К сожалению, история человечества напоминает о том же — Битвой народов, сражением под Ватерлоо, Аустерлицем. Этому безумству противостоит уверенность в том, что человек рожден не для того, чтобы стать пушечным мясом, не для того, чтобы «Миллионы убитых задешево Протоптали тропу в пустоте...».
Конфликт жизни и смерти развивается в разных — пересекающихся, вступающих в сложное взаимодействие — планах, временных и пространственных. Здесь совмещены прошлое («Помнит дождь, неприветливый сеятель, — Безымянная манна его, — Как мясистые крестики метили Океан или клин боевой»), настоящее («Хорошо умирает пехота, И поет хорошо хор ночной») и будущее («Будут люди...»). Метафора стягивает небо, становящееся окопным, с землей, а кровавая «битва вчерашняя» предшествует разливающемуся в мире новому свету. Слепая гибельная сила, предпочитающая вести счет на миллионы, способная сводить в могилу целые поколения, сталкивается с осознанием того, что жизнь человеческая единственна: переход от множественности к единице, от МЫ к Я заставляет стих буквально пульсировать, позволяет ощутить в нем ток живой крови. Здесь появляются гордо, с вызовом сказанные слова: «...Я новое, От меня будет миру светло».

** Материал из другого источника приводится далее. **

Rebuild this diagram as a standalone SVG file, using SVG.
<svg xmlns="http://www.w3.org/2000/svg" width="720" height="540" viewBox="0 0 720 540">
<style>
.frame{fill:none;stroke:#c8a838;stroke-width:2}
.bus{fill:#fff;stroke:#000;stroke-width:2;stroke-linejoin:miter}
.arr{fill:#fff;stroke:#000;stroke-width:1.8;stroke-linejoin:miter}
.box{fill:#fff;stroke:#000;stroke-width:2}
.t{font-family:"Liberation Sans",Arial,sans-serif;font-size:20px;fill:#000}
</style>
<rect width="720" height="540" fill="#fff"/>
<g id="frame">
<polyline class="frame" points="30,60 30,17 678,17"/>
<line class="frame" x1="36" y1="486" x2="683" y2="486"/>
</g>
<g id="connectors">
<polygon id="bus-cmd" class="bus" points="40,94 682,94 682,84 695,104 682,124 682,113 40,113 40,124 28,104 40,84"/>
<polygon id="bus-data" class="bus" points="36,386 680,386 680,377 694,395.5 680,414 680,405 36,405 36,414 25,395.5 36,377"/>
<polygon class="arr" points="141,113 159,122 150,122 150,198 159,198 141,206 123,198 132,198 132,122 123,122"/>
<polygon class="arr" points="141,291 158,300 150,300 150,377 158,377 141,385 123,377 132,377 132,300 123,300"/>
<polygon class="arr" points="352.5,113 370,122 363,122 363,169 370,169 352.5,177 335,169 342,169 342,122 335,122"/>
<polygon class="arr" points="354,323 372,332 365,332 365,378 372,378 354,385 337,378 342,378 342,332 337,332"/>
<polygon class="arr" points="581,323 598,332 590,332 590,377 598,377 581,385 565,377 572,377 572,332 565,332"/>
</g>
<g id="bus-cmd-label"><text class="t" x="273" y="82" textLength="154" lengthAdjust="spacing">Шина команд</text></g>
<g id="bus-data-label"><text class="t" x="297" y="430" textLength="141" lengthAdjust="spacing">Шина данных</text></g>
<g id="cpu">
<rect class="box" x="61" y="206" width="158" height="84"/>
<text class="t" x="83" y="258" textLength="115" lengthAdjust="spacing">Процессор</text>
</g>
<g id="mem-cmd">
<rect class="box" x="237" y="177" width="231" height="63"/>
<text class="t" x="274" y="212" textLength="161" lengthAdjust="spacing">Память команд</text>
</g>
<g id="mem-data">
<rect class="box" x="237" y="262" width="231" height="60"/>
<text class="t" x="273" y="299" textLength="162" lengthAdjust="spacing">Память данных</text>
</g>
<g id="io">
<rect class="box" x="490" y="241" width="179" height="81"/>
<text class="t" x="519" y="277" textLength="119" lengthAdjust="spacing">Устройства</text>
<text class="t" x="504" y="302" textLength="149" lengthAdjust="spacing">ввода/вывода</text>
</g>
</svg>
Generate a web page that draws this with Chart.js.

В стихотворении возникает — и это характерно для Мандельштама — тема искусства как живительного источника. Ho оплачивается его животворная сила добровольной гибелью поэта: не случайно появляется здесь имя Лермонтова, вызывающее слова о полете, но еще — напоминание о яме, мысль о которой не оставляет теперь Мандельштама («...Я отдам тебе строгий отчет, Как сутулого учит могила И воздушная яма влечет»).
Завершается стихотворение — или, лучше сказать, поэма, оратория — на предельно высокой, эмоциональной ноте: перекличкой поколений, обреченных на бессмысленную гибель. И в этом жутком хоре звучит — что особенно потрясает — голос не условного лирического героя, а самого поэта с его, так сказать, анкетными данными:
И в кулак зажимая истертый
Год рожденья — с гурьбой и гуртом,
Я шепчу обескровленным ртом:
— Я рожден в ночь с второго на третье
Января в девяносто одном
Ненадежном году — и столетья
Окружают меня огнем.
В грамматическом сбое («января в девяносто одном») словно бы материализуется горячечное состояние, в котором произносятся эти слова.
Гибель поэта. Отбыв срок ссылки в Воронеже, Мандельштам в мае 1937 г. вернулся в Москву, но вскоре был лишен приобретенной им на собранные деньги квартиры, а затем и права проживания в столице. Для поэта начался новый — еще более мучительный и теперь уже последний — круг страданий: не было ни жилья, ни работы, ни денег — не было даже надежды на то, что их удастся заработать. А вскоре по доносу тогдашнего руководителя Союза писателей В. Ставского Мандельштам был арестован по нелепому обвинению в контрреволюционной пропаганде, приговорен к пяти годам заключения в исправительно-трудовом лагере и отправлен на Дальний Восток. Там он и погиб, в лагере «Вторая речка» под Владивостоком, — это было 27 декабря 1938 г.
Поэт — весь! — в своих стихах. А они у Мандельштама — рожденные счастьем жить на земле, глубокими раздумьями о жизни и человеке, трагическими метаниями в предчувствии настигающей поэта гибели, — они всегда глубоко человечны, одаривают читателя радостью встречи с истинным — высоким и прекрасным — искусством.